A sweeping tort reform bill failed to survive the General Assembly’s Crossover Day, the final day of the 40-day legislative session for a bill to have a clear path to become law.
Senate Bill 415 would have limited jury awards, and affected seat belt law, asbestos claims and more. Its sponsor, Sen. Steve Gooch said it is intended to balance the scales of justice. In pitching the bill to his Senate colleagues, Gooch referenced several major payouts companies made after crimes were committed on their property.
Many of his colleagues were not convinced, including fellow Republican Sen.
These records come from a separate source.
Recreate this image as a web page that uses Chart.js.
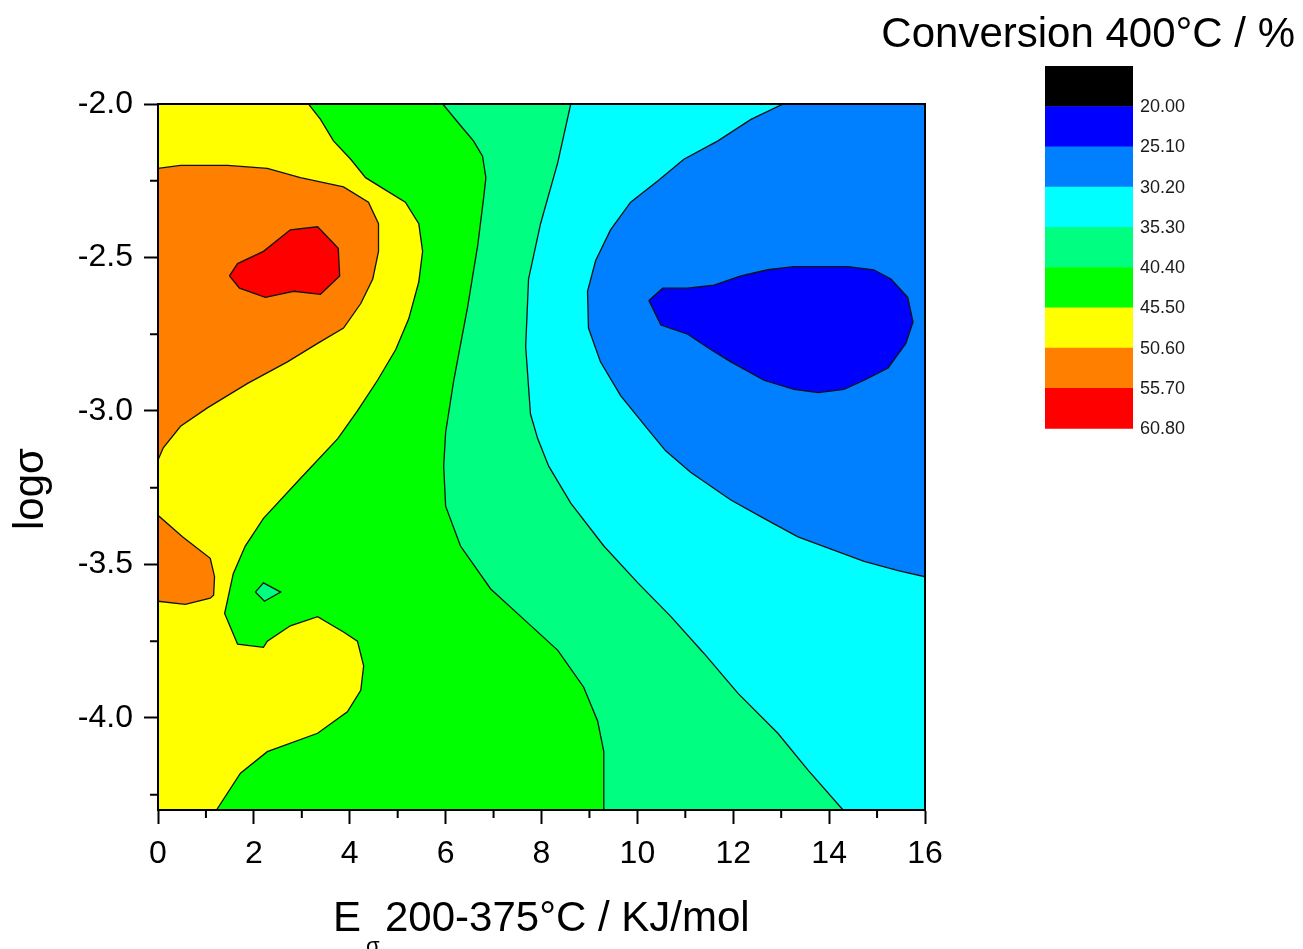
<!DOCTYPE html>
<html lang="en">
<head>
<meta charset="UTF-8">
<title>Conversion 400°C contour</title>
<style>
  body { margin: 0; padding: 0; background: #fff; }
  .chart-box { position: relative; width: 1303px; height: 949px; }
</style>
<script src="https://cdn.jsdelivr.net/npm/chart.js"></script>
</head>
<body>
<div class="chart-box"><canvas id="contourChart"></canvas></div>
<script>
// contour levels (conversion %) and colour of each band, lowest first
const levels = [20.00, 25.10, 30.20, 35.30, 40.40, 45.50, 50.60, 55.70, 60.80];
const bandColors = ['#000000', '#0000FF', '#0080FF', '#00FFFF', '#00FF80', '#00FF00', '#FFFF00', '#FF8000', '#FF0000'];

// axis ranges and ticks
const xRange = [0, 16];
const yRange = [-4.3, -2.0];
const xTicks = [0, 2, 4, 6, 8, 10, 12, 14, 16];
const xMinorTicks = [1, 3, 5, 7, 9, 11, 13, 15];
const yTicks = [-2.0, -2.5, -3.0, -3.5, -4.0];
const yMinorTicks = [-2.25, -2.75, -3.25, -3.75, -4.25];

// contour lines (x = E, y = log sigma)
// 25.1 % : closed island on the right
const c251X = [10.24, 10.53, 11.05, 11.60, 12.16, 12.72, 13.27, 13.83, 14.39, 14.93, 15.29, 15.64, 15.75, 15.60, 15.23, 14.73, 14.31, 13.77, 13.27, 12.64, 11.95, 11.53, 11.05, 10.49];
const c251Y = [-2.64, -2.60, -2.60, -2.59, -2.56, -2.54, -2.53, -2.53, -2.53, -2.54, -2.57, -2.63, -2.71, -2.78, -2.86, -2.90, -2.93, -2.94, -2.93, -2.90, -2.84, -2.80, -2.75, -2.72];
// 30.2 % : top edge -> right edge
const c302X = [13.04, 12.37, 11.68, 10.97, 10.43, 9.86, 9.44, 9.13, 8.96, 8.98, 9.23, 9.65, 10.22, 10.59, 11.11, 11.95, 12.64, 13.35, 14.04, 14.73, 15.44, 16.00];
const c302Y = [-2.00, -2.05, -2.12, -2.18, -2.25, -2.32, -2.41, -2.51, -2.61, -2.73, -2.84, -2.95, -3.06, -3.13, -3.20, -3.29, -3.35, -3.41, -3.45, -3.49, -3.52, -3.54];
// 35.3 % : top edge -> bottom edge
const c353X = [8.61, 8.34, 7.98, 7.73, 7.67, 7.77, 7.92, 8.15, 8.61, 9.30, 10.01, 10.70, 11.39, 12.10, 12.93, 13.56, 14.29];
const c353Y = [-2.00, -2.19, -2.39, -2.57, -2.79, -3.01, -3.09, -3.18, -3.30, -3.44, -3.56, -3.67, -3.79, -3.92, -4.05, -4.17, -4.30];
// 40.4 % : top edge -> bottom edge, plus a small island
const c404X = [5.94, 6.31, 6.58, 6.77, 6.84, 6.79, 6.67, 6.46, 6.17, 6.00, 5.96, 6.00, 6.31, 6.94, 7.57, 8.34, 8.88, 9.17, 9.30, 9.30];
const c404Y = [-2.00, -2.07, -2.12, -2.17, -2.24, -2.31, -2.46, -2.66, -2.90, -3.07, -3.18, -3.31, -3.44, -3.58, -3.67, -3.78, -3.90, -4.01, -4.11, -4.30];
const c404bX = [2.03, 2.20, 2.56, 2.22];
const c404bY = [-3.59, -3.56, -3.59, -3.62];
// 45.5 % : top edge -> bottom edge
const c455X = [3.14, 3.39, 3.66, 4.02, 4.33, 4.64, 5.16, 5.44, 5.52, 5.44, 5.23, 4.96, 4.58, 4.16, 3.75, 2.97, 2.20, 1.82, 1.57, 1.39, 1.66, 2.20, 2.28, 2.76, 3.33, 3.87, 4.16, 4.29, 4.23, 3.95, 3.33, 2.28, 1.72, 1.22];
const c455Y = [-2.00, -2.05, -2.12, -2.18, -2.24, -2.27, -2.32, -2.39, -2.48, -2.58, -2.70, -2.80, -2.90, -3.00, -3.09, -3.22, -3.35, -3.44, -3.53, -3.66, -3.76, -3.77, -3.75, -3.70, -3.67, -3.72, -3.75, -3.83, -3.91, -3.98, -4.05, -4.11, -4.18, -4.30];
// 50.6 % : two lobes on the left edge
const c506X = [0, 0.47, 1.45, 2.28, 2.97, 3.87, 4.39, 4.60, 4.60, 4.48, 4.23, 3.87, 3.33, 2.70, 1.87, 1.03, 0.47, 0.11, 0];
const c506Y = [-2.21, -2.20, -2.20, -2.21, -2.24, -2.27, -2.32, -2.39, -2.48, -2.57, -2.65, -2.73, -2.78, -2.84, -2.91, -2.99, -3.05, -3.12, -3.16];
const c506bX = [0, 0.51, 1.09, 1.18, 1.16, 1.09, 0.57, 0];
const c506bY = [-3.34, -3.41, -3.48, -3.54, -3.60, -3.61, -3.63, -3.62];
// 55.7 % : island
const c557X = [1.49, 1.66, 2.20, 2.76, 3.33, 3.76, 3.79, 3.39, 2.83, 2.24, 1.70];
const c557Y = [-2.56, -2.52, -2.48, -2.41, -2.40, -2.47, -2.56, -2.62, -2.61, -2.63, -2.60];

const fontName = "'Liberation Sans', Arial, sans-serif";

function toPoints(xs, ys) {
  return xs.map((x, i) => ({ x: x, y: ys[i] }));
}
function closed(pts) {
  return pts.concat([pts[0]]);
}
function region(pts, color, order, lineWidth) {
  return {
    data: pts,
    showLine: true,
    fill: 'shape',
    backgroundColor: color,
    borderColor: '#111',
    borderWidth: lineWidth,
    pointRadius: 0,
    pointHoverRadius: 0,
    tension: 0,
    order: order
  };
}

const cornerTL = { x: xRange[0], y: yRange[1] };
const cornerTR = { x: xRange[1], y: yRange[1] };
const cornerBR = { x: xRange[1], y: yRange[0] };
const cornerBL = { x: xRange[0], y: yRange[0] };

const datasets = [
  region([cornerTL, cornerTR, cornerBR, cornerBL], bandColors[5], 20, 0),
  region(toPoints(c404X, c404Y).concat([cornerBR, cornerTR]), bandColors[4], 19, 1.3),
  region(toPoints(c353X, c353Y).concat([cornerBR, cornerTR]), bandColors[3], 18, 1.3),
  region(toPoints(c302X, c302Y).concat([cornerTR]), bandColors[2], 17, 1.3),
  region(closed(toPoints(c251X, c251Y)), bandColors[1], 16, 1.3),
  region(toPoints(c455X, c455Y).concat([cornerBL, cornerTL]), bandColors[6], 15, 1.3),
  region(toPoints(c506X, c506Y), bandColors[7], 14, 1.3),
  region(toPoints(c506bX, c506bY), bandColors[7], 13, 1.3),
  region(closed(toPoints(c557X, c557Y)), bandColors[8], 12, 1.3),
  region(closed(toPoints(c404bX, c404bY)), bandColors[4], 11, 1.3)
];

// frame, minor ticks, axis titles, colour scale
const decorations = {
  id: 'decorations',
  afterDraw(chart) {
    const ctx = chart.ctx;
    const area = chart.chartArea;
    const xs = chart.scales.x;
    const ys = chart.scales.y;
    ctx.save();
    ctx.strokeStyle = '#000';
    ctx.lineWidth = 2;
    ctx.strokeRect(area.left, area.top, area.right - area.left, area.bottom - area.top);

    ctx.beginPath();
    xMinorTicks.forEach(v => {
      const px = xs.getPixelForValue(v);
      ctx.moveTo(px, area.bottom);
      ctx.lineTo(px, area.bottom + 8);
    });
    yMinorTicks.forEach(v => {
      const py = ys.getPixelForValue(v);
      ctx.moveTo(area.left, py);
      ctx.lineTo(area.left - 8, py);
    });
    ctx.stroke();

    ctx.fillStyle = '#000';
    ctx.textBaseline = 'alphabetic';
    ctx.textAlign = 'left';
    // x title with subscript sigma
    ctx.font = '42px ' + fontName;
    ctx.fillText('E', 333, 931);
    ctx.font = '22px ' + fontName;
    ctx.fillText('σ', 366, 953);
    ctx.font = '42px ' + fontName;
    ctx.fillText('200-375°C / KJ/mol', 385, 931);

    // y title
    ctx.save();
    ctx.translate(43, 530);
    ctx.rotate(-Math.PI / 2);
    ctx.fillText('logσ', 0, 0);
    ctx.restore();

    // colour scale title
    ctx.textAlign = 'right';
    ctx.fillText('Conversion 400°C / %', 1295, 47);

    // colour scale
    const boxLeft = 1045, boxTop = 66, boxW = 88, boxH = 40.25;
    ctx.font = '18px ' + fontName;
    ctx.textAlign = 'left';
    ctx.textBaseline = 'middle';
    bandColors.forEach((c, i) => {
      ctx.fillStyle = c;
      ctx.fillRect(boxLeft, boxTop + i * boxH, boxW, boxH + 0.5);
    });
    ctx.fillStyle = '#1a1a1a';
    levels.forEach((v, i) => {
      ctx.fillText(v.toFixed(2), boxLeft + 95, boxTop + (i + 1) * boxH + 1);
    });
    ctx.restore();
  }
};

const ctx = document.getElementById('contourChart').getContext('2d');
new Chart(ctx, {
  type: 'scatter',
  data: { datasets: datasets },
  options: {
    responsive: true,
    maintainAspectRatio: false,
    animation: false,
    events: [],
    layout: { padding: { left: 0, top: 104, right: 378, bottom: 0 } },
    plugins: {
      legend: { display: false },
      tooltip: { enabled: false }
    },
    scales: {
      x: {
        type: 'linear',
        min: xRange[0],
        max: xRange[1],
        afterBuildTicks: s => { s.ticks = xTicks.map(v => ({ value: v })); },
        afterFit: s => { s.height = 139; },
        grid: { display: true, drawOnChartArea: false, drawTicks: true, tickLength: 14, tickWidth: 2, tickColor: '#000' },
        border: { display: true, color: '#000', width: 2 },
        ticks: {
          color: '#000',
          padding: 11,
          maxRotation: 0,
          font: { family: fontName, size: 32 },
          callback: v => String(v)
        }
      },
      y: {
        type: 'linear',
        min: yRange[0],
        max: yRange[1],
        afterBuildTicks: s => { s.ticks = yTicks.map(v => ({ value: v })); },
        afterFit: s => { s.width = 158; },
        grid: { display: true, drawOnChartArea: false, drawTicks: true, tickLength: 14, tickWidth: 2, tickColor: '#000' },
        border: { display: true, color: '#000', width: 2 },
        ticks: {
          color: '#000',
          padding: 11,
          font: { family: fontName, size: 32 },
          callback: v => Number(v).toFixed(1)
        }
      }
    }
  },
  plugins: [decorations]
});
</script>
</body>
</html>
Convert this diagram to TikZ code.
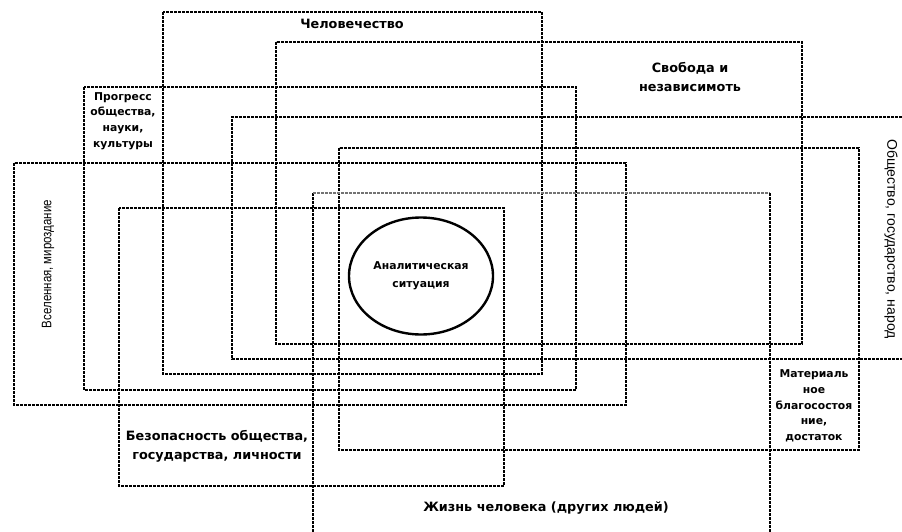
\documentclass[tikz,border=0pt]{standalone}
\usepackage{fontspec}
\setmainfont{DejaVu Sans}
\newfontfamily\arialfont{Liberation Sans}
\newfontfamily\narrowfont[FakeStretch=0.83]{Liberation Sans}
\usetikzlibrary{shapes.geometric}
\begin{document}
\begin{tikzpicture}[x=1pt,y=-1pt,
  frame/.style={draw=black,line width=1.1pt,dash pattern=on 2.6pt off 1.4pt},
  lightframe/.style={draw=black!55,line width=1.1pt,dash pattern=on 2.6pt off 1.4pt},
  lbl/.style={inner sep=0pt,align=center,font=\fontsize{12.8}{19}\selectfont\bfseries},
  small/.style={inner sep=0pt,align=center,font=\fontsize{10.8}{15.7}\selectfont\bfseries},
  side/.style={inner sep=0pt,font=\narrowfont\fontsize{13.8}{16}\selectfont},
  core/.style={draw=black,line width=2.4pt,ellipse,minimum width=144pt,minimum height=117pt,inner sep=0pt,align=center,font=\fontsize{10.8}{18}\selectfont\bfseries}]
\useasboundingbox (0,0) rectangle (902,532);
% rectangles
\draw[frame] (163,12) rectangle (542,374);
\draw[frame] (276,42) rectangle (802,344);
\draw[frame] (84,87) rectangle (576,390);
\draw[frame] (902,117) -- (232,117) -- (232,359) -- (902,359);
\draw[frame] (339,148) rectangle (859,450);
\draw[frame] (14,163) rectangle (626,405);
\draw[frame] (313,532) -- (313,193);
\draw[lightframe] (313,193) -- (770,193);
\draw[frame] (770,193) -- (770,532);
\draw[frame] (119,208) rectangle (504,486);
% circle
\node[core] (an) at (421,276) {Аналитическая\\ситуация};
% labels
\node[lbl] (hum) at (352,24) {Человечество};
\node[lbl] (free) at (690,77) {Свобода и\\независимоть};
\node[small] (prog) at (123,121) {Прогресс\\общества,\\науки,\\культуры};
\node[small] (mat) at (814,406) {Материаль\\ное\\благосостоя\\ние,\\достаток};
\node[lbl] (safe) at (217,446) {Безопасность общества,\\государства, личности};
\node[lbl] (life) at (546,508) {Жизнь человека (других людей)};
\node[side,rotate=90] (univ) at (48,264) {Вселенная, мироздание};
\node[side,rotate=-90,font=\arialfont\fontsize{14}{16}\selectfont] (soc) at (891,239) {Общество, государство, народ};
\end{tikzpicture}
\end{document}
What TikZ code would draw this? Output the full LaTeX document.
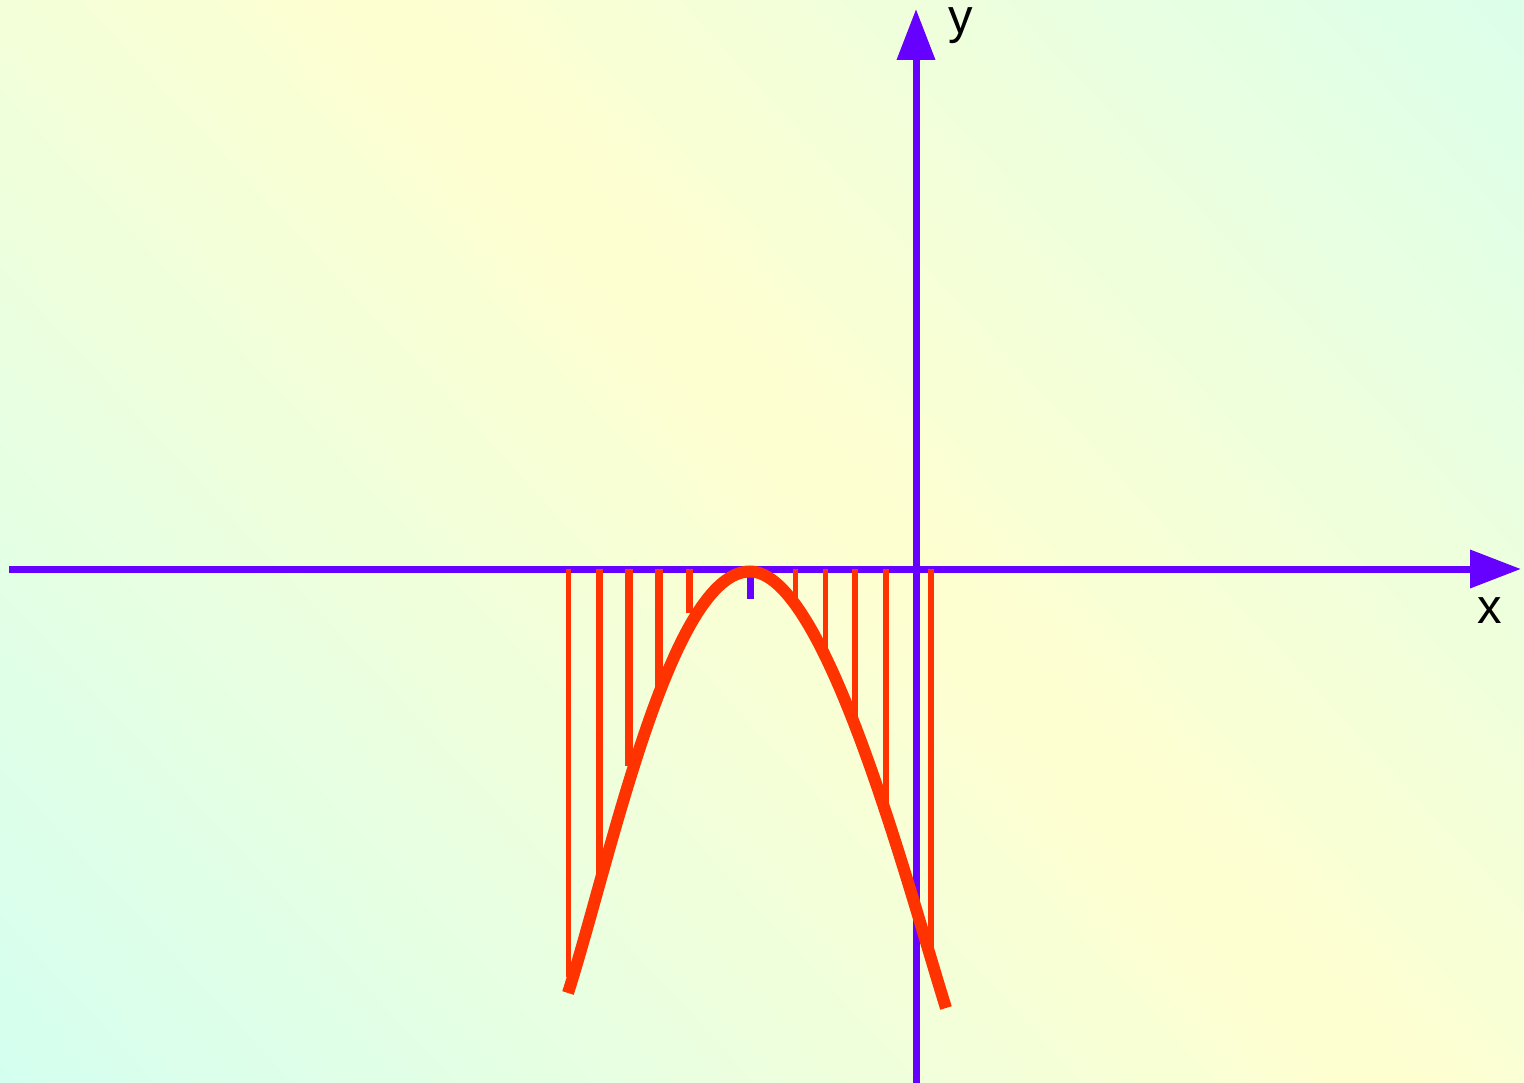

Renee Unterman of Buford, who said the bill calls for too many changes and did not include input from the trial lawyers it would affect.
Gooch tabled the item Tuesday and tried to revive it Thursday, but the Senate voted against it 31 to 18.
During the vote, which came shortly after Lt. Gov. Geoff Duncan announced the session would be indefinitely suspended due to the growing concerns that the COVID-19 pandemic is spreading in Georgia, Unterman said trying to revive the bill was improper.
“We are in the midst of a worldwide pandemic,” she said. “We are at 5 o’clock in the afternoon on Crossover Day. Is it a wise decision to have the most important bill of the session regarding tort reform put on our desk and ask to vote for – and there’s at least a dozen amendments up there?”